Okay. The next question is on this potential back gains against tenants where you would like to try realize the rental growth, which would happen since the implementation of the rent law. I was wondering, will that affect only rental contracts which are signed after the implementation of the rental freeze? Or you will also try to implement that on the existing tenant space? And secondly, I'm wondering, will there be a lot of unrealized rent growth after this law comes into existence because if the 2019 tenant is stable, then we get the rental freeze law. As you mentioned, in the reletting process, most likely we'll get lower rents. The other rents will be freezed. So there should not be any rental growth or until we get the final court ruling of the constitutional court? Am I mistaken here?
I think how we structure our rental agreements, all has been said. We can't provide further details. And at this stage, how a worst-case scenario might look like, I think we've been fairly explicit on that. But you should equally assume that if constitutional review of the law results in the expected outcome that the structuring of the contracts provides upside to us.

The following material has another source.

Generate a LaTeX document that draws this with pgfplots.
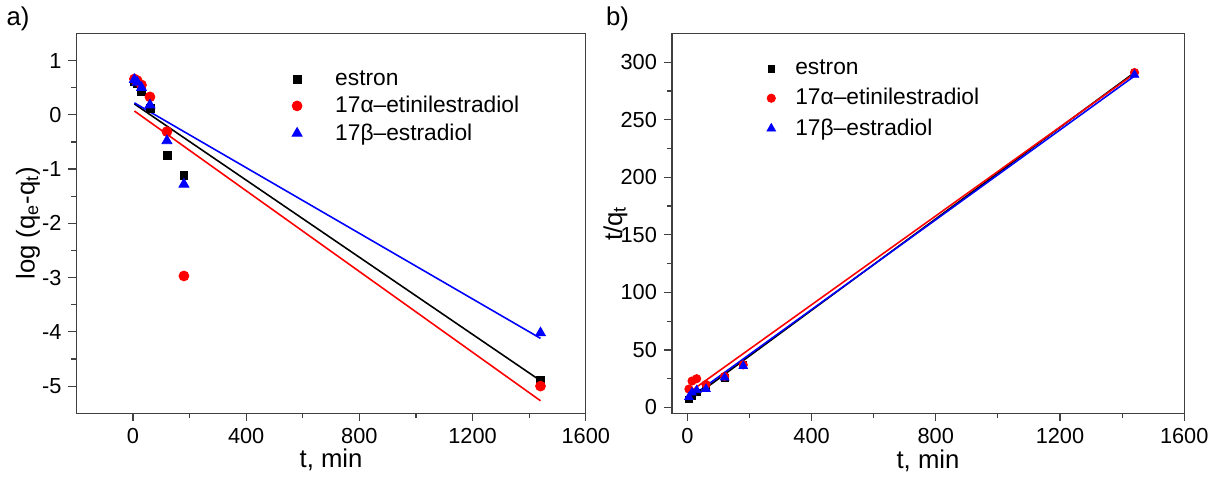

Okay. My last question is on your views on the impact on the transaction market in terms of volumes and then prices. What do you think could happen next year once the law is effective?
What we see today is that, clearly, we see no bigger portfolios in the market, yes. Clear. On the other side, from pricing, we are very -- in a situation that the price in Berlin are very stabilized up to multiples, 30, 35. I think we have simply a lot of noise today in the market. So sellers are thinking about if it's the right time to sell or not, is it the right time to buy or not. And therefore, I'm quite optimistic that within the next 6 months, we will have more clarity in the market, and I believe multiples will not come down. And therefore, I'm quite optimistic that based on our current valuation, there is also in the future upside.
We currently have no further questions in the queue. [Operator Instructions] We've had one question come through from the line of Robert Woerdeman from Kempen.
This is Robert. Let me end on a positive note and basically ask the opposite of Sander and Marc. You highlighted the potential loss of EUR 300 million over 5 years. Now if the law is a verdict that's unconstitutional in, let's say, 4.5 years, can you claim this loss of EUR 330 million with the state of Berlin or elsewhere?
Elsewhere?
And elsewhere would be tenants or...
As I said, we will structure the rental agreements in a way that we will reflect the legal uncertainty. Full stop.
Okay. There are no further questions. So I would like to thank everybody for joining today's conference call. The next earnings call of Deutsche Wohnen will be on 25th of March 2020. For any questions in the meantime, please feel free to contact the IR team. Have a good day, and goodbye.